Chronique Le Jeudi: L’Europe, ça s’explique
January 19, 2012 by Charles Goerens
SUBIR OU AGIR?
2012 va être une année décisive à la fois pour les Français et les Américains. Outre les choix cruciaux de politique économique et sociale, qui s’imposent en cette période de crise, les électeurs des deux pays auront à se prononcer sur leur future direction politique.
Chacun de ces processus démocratiques sera lourd de conséquences pour l’Union européenne, dont le centre de gravité politique tend à se déplacer de plus en plus vers Berlin. C’est, en effet, à Berlin que se préparent les grandes orientations pour la zone Euro.
Berlin a été à l’origine du projet d’Accord intergouvernemental actuellement en discussion. C’est à Berlin que le coup de grâce vient d’être donné à l’intégration européenne, telle que conçue par Helmut Kohl.
Serions-nous dès lors confrontés à un nouveau rapport de forces à l’intérieur de l’Union européenne?
Assurément oui, puisque plus rien ne semble désormais freiner les ardeurs d’une Allemagne habituée à des performances économiques très enviables, dans sa volonté d’adopter une posture politique plus robuste.
Le contraste avec l’Allemagne de l’après-guerre, souffrant d’un complexe d’infériorité, est patent.
Toutefois, la RFA paraît d’autant plus forte que ses partenaires continuent à s’enliser dans la difficulté, ce qui est notamment le cas pour la France. C’est sur cette toile de fond que l’élection présidentielle dans l’Hexagone prend toute son importance.
Le Président qui sortira des urnes, d’ici quelques mois, devra avoir l’autorité suffisante pour signaler à l’Allemagne que les Français n’accepteront plus d’être marginalisés dans le cadre des rapports franco-allemands. Il faut l’espérer. Ce qui donnerait, par ailleurs, aux Français l’opportunité de s’exprimer au nom de tous les Européens soucieux de ne plus voir leurs chefs d’Etat et de gouvernement condamnés à subir le diktat d’outre-Rhin?
Pour être clair, les candidats à l’élection présidentielle pèseront d’autant plus lourdement, tant en France qu’en Europe, qu’ils seront à même de répondre aux attentes de tous les Européens. Et de contribuer ainsi à mettre en place une gouvernance garante à la fois d’un système décisionnel efficace, sans toutefois heurter le principe d’égalité statutaire de tous les Etats membres.
Pour ce qui est de l’élection du Président des Etats-Unis, si celle-ci relève, bien entendu, de la responsabilité des citoyens américains, elle nous concerne également. Ainsi, bien avant l’élection proprement dite, nombre de décisions concernant les affaires du monde sont-elles reportées à plus tard. L’on perçoit déjà, dix mois avant l’échéance, cet effet paralysant qui caractérise en général les périodes préélectorales aux Etats-Unis.

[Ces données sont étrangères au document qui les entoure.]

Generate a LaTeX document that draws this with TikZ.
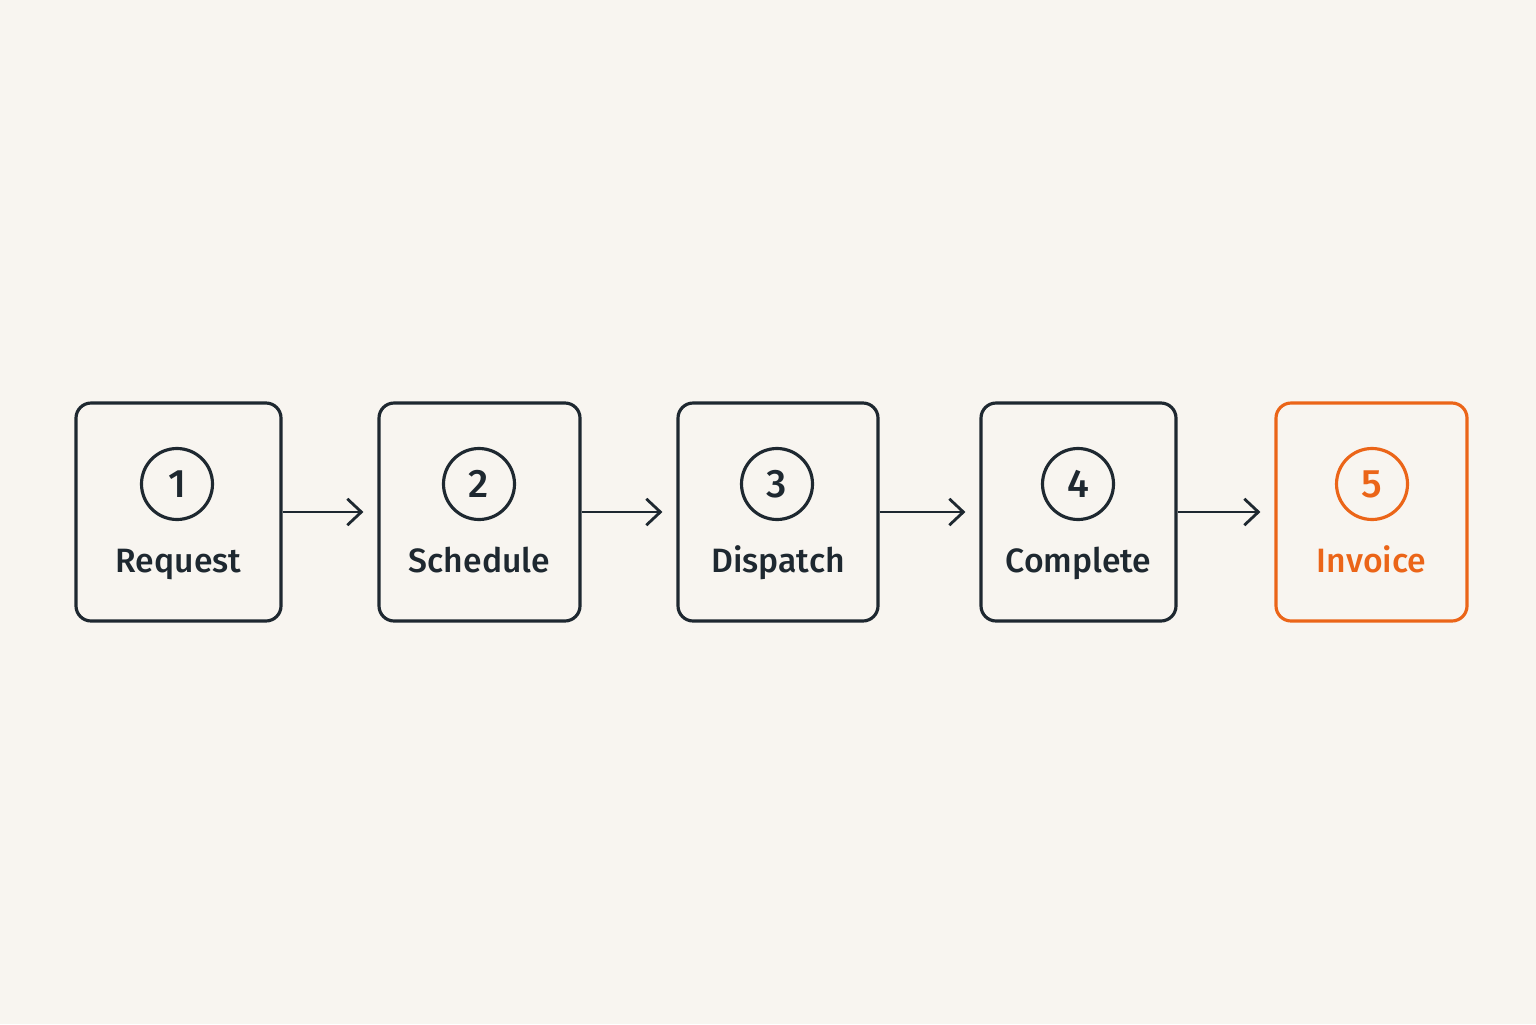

De plus, entre le 6 novembre 2012, jour de l’élection, et le 20 janvier 2013, date de l’investiture du nouveau Président des Etats-Unis, ce dernier donne la priorité à la constitution de sa nouvelle administration; s’y ajoutent les cent premiers jours de la nouvelle équipe, qui jouit, de ce fait, d’une sorte d’état de grâce. Nous voilà déjà arrivés au mois de mai 2013. Serions-nous dès lors réduits au rôle de simple observateur en attendant la fin de la période de rodage à Washington?
Ne tablons pas sur la fatalité! L’Union européenne, qui aspire à devenir un acteur global, serait bien inspirée de profiter de cette période de 15 mois pour faire part aux candidats à l’élection présidentielle d’abord, et au Président élu ensuite, des vues de l’Union sur les grands thèmes que sont les relations transatlantiques, le changement climatique, la crise économique, les relations avec les pays en développement…
Pour une Europe qui, au fil des ans, a fini par accepter le leadership américain dans nombre de domaines, s’agirait-il d’une initiative d’ores et déjà vouée à l’échec? Pas nécessairement. Il faut oser. Cela ne pourra se faire cependant que si l’Union européenne arrive à définir des positions claires sur les grands sujets d’intérêt commun. A cette fin, elle serait bien inspirée de recourir de nouveau à la méthode communautaire. Les termes du choix sont bien clairs: partager un peu plus de souveraineté et peser davantage dans un monde marqué par la globalisation ou accepter de se priver de toute possibilité d’influer sur le cours de choses. Pourquoi devrait-on se priver d’une opportunité d’agir à un moment où les décisions ne sont pas encore prises? L’alternative consisterait tout simplement à accepter le fait accompli.